Monday, Jun. 26, 1933

Leprosy Assailed

Leprologists rejoiced to learn last week that the leprosy germ has at last and repeatedly been grown in laboratory dishes. Possible ultimate control of the scourge is therefore in sight. The men who accomplished the feat are Professor Malcolm Herman Soule, University of Michigan bacteriologist, and Professor Earl Baldwin McKinley, dean of George Washington Medical school. Both are advisers to the Leonard Wood Memorial.*

First success in growing the leprosy germ artificially came after Professors McKinley and Soule placed the germs in a special atmosphere of carbon dioxide and oxygen.
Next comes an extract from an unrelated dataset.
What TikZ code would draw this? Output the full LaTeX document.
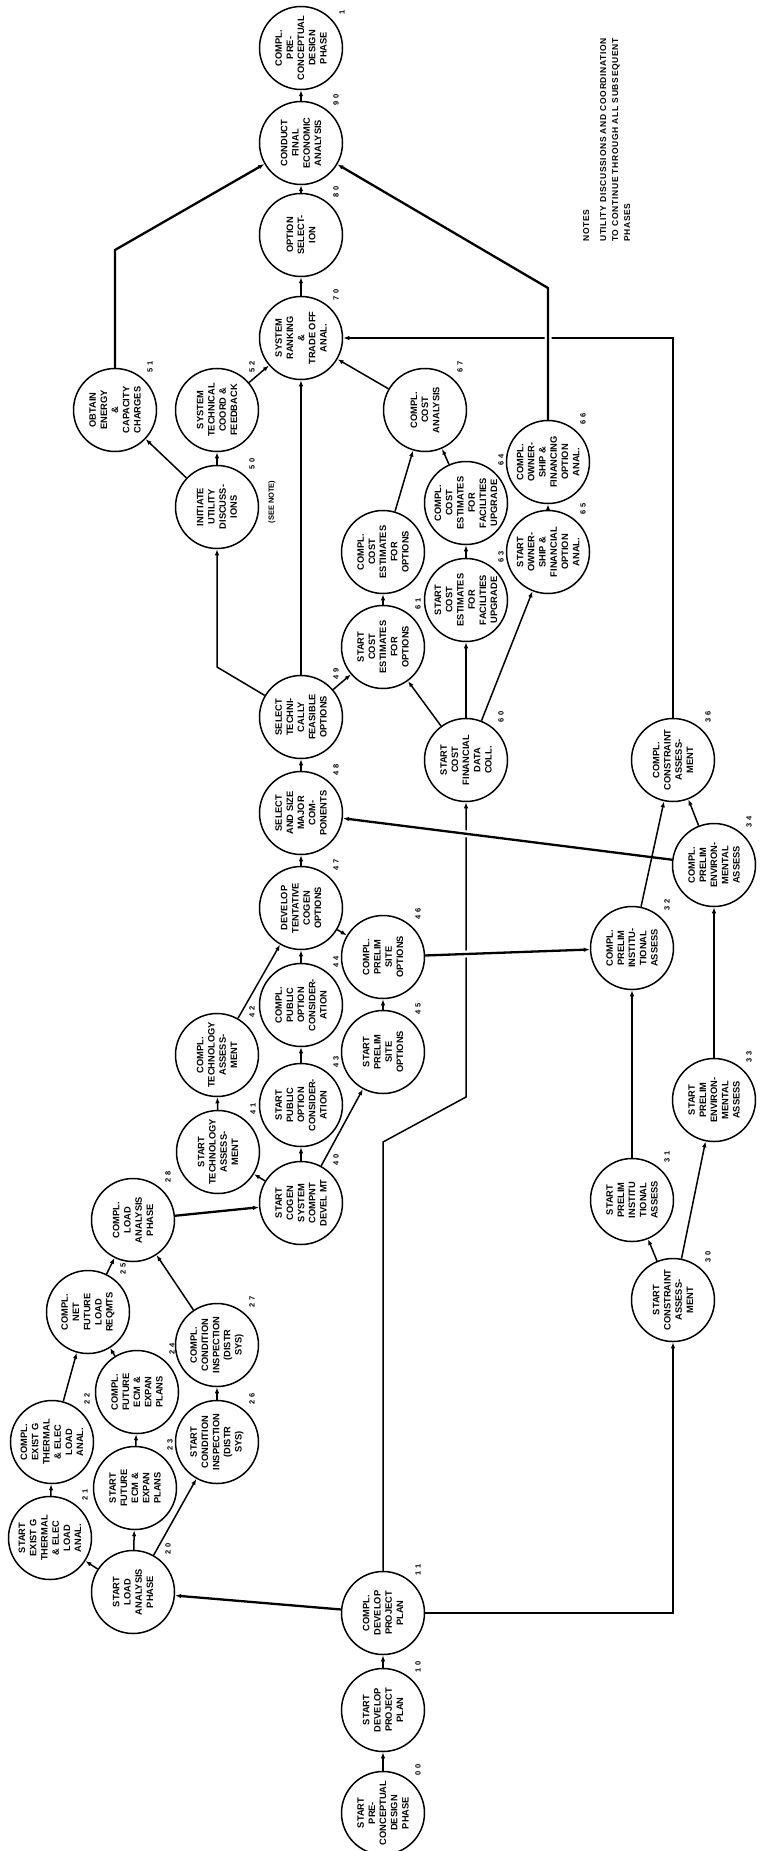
\documentclass[tikz,border=0pt]{standalone}
\usepackage{fontspec}
\setmainfont{Liberation Sans}
\usetikzlibrary{arrows.meta}

\begin{document}
\begin{tikzpicture}[x=1pt,y=-1pt,
  ev/.style={circle,draw,line width=1.5pt,minimum size=83pt,inner sep=0pt,rotate=90,
    align=center,font=\fontsize{9.3}{11.2}\selectfont\bfseries},
  num/.style={rotate=90,inner sep=0pt,font=\fontsize{7.5}{9}\selectfont\bfseries\addfontfeature{LetterSpace=40}},
  conn/.style={line width=1.5pt,-{Latex[length=6pt,width=4.5pt]}},
  heavy/.style={conn,line width=2.3pt},
  over/.style={preaction={draw=white,line width=7pt,-,shorten <=9pt,shorten >=9pt}}]
  \useasboundingbox (0,0) rectangle (760,1851);
  % Project plan
  \node[ev] (n00) at (383,1813) {START\\PRE-\\CONCEPTUAL\\DESIGN\\PHASE};
  \node[ev] (n10) at (383,1710) {START\\DEVELOP\\PROJECT\\PLAN};
  \node[ev] (n11) at (383,1613) {COMPL.\\DEVELOP\\PROJECT\\PLAN};
  % Load analysis
  \node[ev] (n20) at (133,1592) {START\\LOAD\\ANALYSIS\\PHASE};
  \node[ev] (n21) at (50,1538) {START\\EXIST G\\THERMAL\\\& ELEC\\LOAD\\ANAL.};
  \node[ev] (n22) at (52,1442) {COMPL.\\EXIST G\\THERMAL\\\& ELEC\\LOAD\\ANAL.};
  \node[ev] (n23) at (135,1488) {START\\FUTURE\\ECM \&\\EXPAN\\PLANS};
  \node[ev] (n24) at (137,1392) {COMPL.\\FUTURE\\ECM \&\\EXPAN\\PLANS};
  \node[ev] (n25) at (88,1312) {COMPL.\\NET\\FUTURE\\LOAD\\REQMTS};
  \node[ev] (n26) at (217,1442) {START\\CONDITION\\INSPECTION\\(DISTR\\SYS)};
  \node[ev] (n27) at (217,1345) {COMPL.\\CONDITION\\INSPECTION\\(DISTR\\SYS)};
  \node[ev] (n28) at (133,1220) {COMPL.\\LOAD\\ANALYSIS\\PHASE};
  % Constraint assessment
  \node[ev] (n30) at (673,1300) {START\\CONSTRAINT\\ASSESS-\\MENT};
  \node[ev] (n31) at (632,1200) {START\\PRELIM\\INSTITU\\TIONAL\\ASSESS};
  \node[ev] (n32) at (632,948) {COMPL.\\PRELIM\\INSTITU-\\TIONAL\\ASSESS};
  \node[ev] (n33) at (714,1100) {START\\PRELIM\\ENVIRON-\\MENTAL\\ASSESS};
  \node[ev] (n34) at (714,865) {COMPL.\\PRELIM\\ENVIRON-\\MENTAL\\ASSESS};
  \node[ev] (n36) at (673,760) {COMPL.\\CONSTRAINT\\ASSESS-\\MENT};
  % Cogen system development
  \node[ev] (n40) at (301,1203) {START\\COGEN\\SYSTEM\\COMPNT\\DEVEL MT};
  \node[ev] (n41) at (218,1152) {START\\TECHNOLOGY\\ASSESS-\\MENT};
  \node[ev] (n42) at (217,1055) {COMPL.\\TECHNOLOGY\\ASSESS-\\MENT};
  \node[ev] (n43) at (301,1105) {START\\PUBLIC\\OPTION\\CONSIDER-\\ATION};
  \node[ev] (n44) at (301,1005) {COMPL.\\PUBLIC\\OPTION\\CONSIDER-\\ATION};
  \node[ev] (n45) at (383,1052) {START\\PRELIM\\SITE\\OPTIONS};
  \node[ev] (n46) at (383,957) {COMPL.\\PRELIM\\SITE\\OPTIONS};
  \node[ev] (n47) at (301,908) {DEVELOP\\TENTATIVE\\COGEN\\OPTIONS};
  \node[ev] (n48) at (301,813) {SELECT\\AND SIZE\\MAJOR\\COM-\\PONENTS};
  \node[ev] (n49) at (301,717) {SELECT\\TECHNI-\\CALLY\\FEASIBLE\\OPTIONS};
  % Utility
  \node[ev] (n50) at (217,507) {INITIATE\\UTILITY\\DISCUSS-\\IONS};
  \node[ev] (n51) at (115,410) {OBTAIN\\ENERGY\\\&\\CAPACITY\\CHARGES};
  \node[ev] (n52) at (217,410) {SYSTEM\\TECHNICAL\\COORD \&\\FEEDBACK};
  % Cost analysis
  \node[ev] (n60) at (466,760) {START\\COST\\FINANCIAL\\DATA\\COLL.};
  \node[ev] (n61) at (383,647) {START\\COST\\ESTIMATES\\FOR\\OPTIONS};
  \node[ev] (n62) at (383,552) {COMPL.\\COST\\ESTIMATES\\FOR\\OPTIONS};
  \node[ev] (n63) at (466,600) {START\\COST\\ESTIMATES\\FOR\\FACILITIES\\UPGRADE};
  \node[ev] (n64) at (466,503) {COMPL.\\COST\\ESTIMATES\\FOR\\FACILITIES\\UPGRADE};
  \node[ev] (n65) at (548,552) {START\\OWNER-\\SHIP \&\\FINANCIAL\\OPTION\\ANAL.};
  \node[ev] (n66) at (548,462) {COMPL.\\OWNER-\\SHIP \&\\FINANCING\\OPTION\\ANAL.};
  \node[ev] (n67) at (425,410) {COMPL.\\COST\\ANALYSIS};
  % Selection
  \node[ev] (n70) at (301,338) {SYSTEM\\RANKING\\\&\\TRADE OFF\\ANAL.};
  \node[ev] (n80) at (301,235) {OPTION\\SELECT-\\ION};
  \node[ev] (n90) at (301,143) {CONDUCT\\FINAL\\ECONOMIC\\ANALYSIS};
  \node[ev] (n99) at (301,48) {COMPL.\\PRE-\\CONCEPTUAL\\DESIGN\\PHASE};
  % Event numbers
  \foreach \n/\t in {n00/00,n10/10,n11/11,n20/20,n21/21,n22/22,n23/23,n24/24,n25/25,
      n26/26,n27/27,n28/28,n30/30,n31/31,n32/32,n33/33,n34/34,n36/36,n40/40,n41/41,
      n42/42,n43/43,n44/44,n45/45,n46/46,n47/47,n48/48,n49/49,n50/50,n51/51,n52/52,
      n60/60,n61/61,n63/63,n64/64,n65/65,n66/66,n67/67,n70/70,n80/80,n90/90}
    \node[num] at ([shift={(35,-43)}]\n.center) {\t};
  \node[num] (n99num) at (342,12) {1};
  \node[rotate=90,inner sep=0pt,font=\fontsize{7.5}{9}\selectfont\bfseries] (seenote) at (272,502) {(SEE NOTE)};
  \node[rotate=90,anchor=north west,align=left,inner sep=0pt,
    font=\fontsize{8.5}{12}\selectfont\bfseries\addfontfeature{LetterSpace=8}] (notes) at (583,242)
    {NOTES\\[5pt]UTILITY DISCUSSIONS AND COORDINATION\\TO CONTINUE THROUGH ALL SUBSEQUENT\\PHASES};
  % Bend points
  \coordinate (c1) at (383,1142);
  \coordinate (c2) at (466,1097);
  \coordinate (b50) at (217,667);
  \coordinate (b51) at (115,250);
  \coordinate (b66) at (548,288);
  % Connectors
  \draw[conn] (n00) -- (n10);
  \draw[conn] (n10) -- (n11);
  \draw[heavy] (n11) -- (n20);
  \draw[conn] (n11) -- (c1) -- (c2) -- (n60);
  \draw[conn] (n11) -| (n30);
  \draw[conn] (n20) -- (n21);
  \draw[conn] (n20) -- (n23);
  \draw[conn] (n20) -- (n26);
  \draw[conn] (n21) -- (n22);
  \draw[conn] (n23) -- (n24);
  \draw[conn] (n26) -- (n27);
  \draw[conn] (n22) -- (n25);
  \draw[conn] (n24) -- (n25);
  \draw[conn] (n25) -- (n28);
  \draw[conn] (n27) -- (n28);
  \draw[heavy] (n28) -- (n40);
  \draw[conn] (n40) -- (n41);
  \draw[conn] (n40) -- (n43);
  \draw[conn] (n40) -- (n45);
  \draw[conn] (n41) -- (n42);
  \draw[conn] (n43) -- (n44);
  \draw[conn] (n45) -- (n46);
  \draw[conn] (n42) -- (n47);
  \draw[conn] (n44) -- (n47);
  \draw[conn] (n47) -- (n46);
  \draw[conn] (n47) -- (n48);
  \draw[conn] (n48) -- (n49);
  \draw[heavy,over] (n34) -- (n48);
  \draw[heavy,over] (n46) -- (n32);
  \draw[conn] (n30) -- (n31);
  \draw[conn] (n30) -- (n33);
  \draw[conn] (n31) -- (n32);
  \draw[conn] (n33) -- (n34);
  \draw[conn] (n32) -- (n36);
  \draw[conn] (n34) -- (n36);
  \draw[heavy] (n36) |- (n70);
  \draw[conn] (n49) -- (b50) -- (n50);
  \draw[conn] (n49) -- (n70);
  \draw[conn] (n49) -- (n61);
  \draw[conn] (n50) -- (n51);
  \draw[conn] (n50) -- (n52);
  \draw[conn] (n52) -- (n70);
  \draw[heavy] (n51) -- (b51) -- (n90);
  \draw[conn] (n60) -- (n61);
  \draw[conn] (n60) -- (n63);
  \draw[conn] (n60) -- (n65);
  \draw[conn] (n61) -- (n62);
  \draw[conn] (n63) -- (n64);
  \draw[conn] (n65) -- (n66);
  \draw[conn] (n62) -- (n67);
  \draw[conn] (n64) -- (n67);
  \draw[conn] (n67) -- (n70);
  \draw[heavy,over] (n66) -- (b66) -- (n90);
  \draw[conn] (n70) -- (n80);
  \draw[conn] (n80) -- (n90);
  \draw[conn] (n90) -- (n99);
\end{tikzpicture}
\end{document}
The youngest of 16 generations of germs grown that way were potent enough to cause what looked like leprosy in laboratory monkeys. Professor McKinley here diverged and with the help of Professor Adah Elizabeth Verder of George Washington University grew another crop of germs in minced chicken embryo under ordinary atmosphere. New generations developed in seven to ten days and accelerated efforts to produce immunization agents. Eventually the investigators hope to devise a skin test for leprosy which will make detection of that disease as simple and as certain as the present skin tests for tuberculosis, diphtheria, scarlet fever.

With this hope in mind. Professor McKinley last week went to Europe for vacation. Professor Soule at the same time left for the new Leonard Wood Memorial leprosy laboratory at Culion, Philippine Islands.

*While Governor of the Philippines the late Major General Leonard Wood, who had been a doctor before he became a soldier, started to raise a $2,000,000 fund to eradicate leprosy, which afflicts the Philippines.